From the Stewardship Today Archives, July 2013

For music lovers the world over, George Gershwin’s wonderful piece “Rhapsody in Blue” is defined by the opening clarinet glissando, the continuous run through an extended scale with which the composition begins. The clarinet doesn’t fully shape the entire score, of course. The orchestra or Gershwin’s own piano may have done so, but not the clarinet. And yet, this reed instrument is absolutely essential at the beginning. Likewise, though intricate brickwork marks the craft of a gifted mason, the one who mixes the mortar is a vital member of the crew. So also the President’s driver, a running back’s lineman, an author’s agent, and a host of other overlooked and forgotten members of any team or organization—people contributing the pieces of vast puzzles ensuring individuals achieve all they can and society works as it does.
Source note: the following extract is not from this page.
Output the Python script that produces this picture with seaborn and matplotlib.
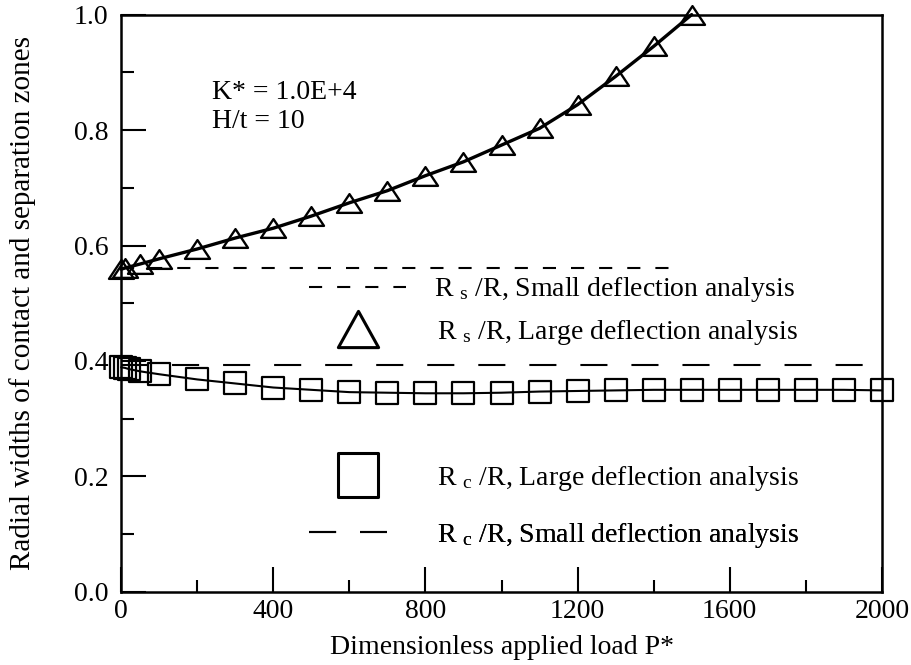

The Church is obviously no different. Each parishioner, like every priest, plays an essential part in the work of the Lord Jesus. To a first century church with its own concerns about unity, St. Paul offered the following: “As a body is one though it has many parts, and all the parts of the body, though many, are one body, so also Christ. For in one Spirit we were all baptized into one body, whether Jews or Greeks, slaves or free persons, and we were all given to drink of one Spirit.” The church in Corinth needed to hear that message. We do too. As the apostle had written, God gives to each individual member of the Church a gift or gifts for the express purpose of building up the whole.

If neither the chasm that separated Jews and Greeks, nor the obvious differences that existed between slaves and free people allowed first century Christians to design their own pictures of inclusiveness, then certainly any such picture in our culture would be a misguided and false personal ideal. We need each other and are not allowed the freedom to decide who belongs and who doesn’t. How does a wise God resolve potential conflicts? By reminding us that we share a common baptism, a baptism of faith into one body through the one Spirit of God.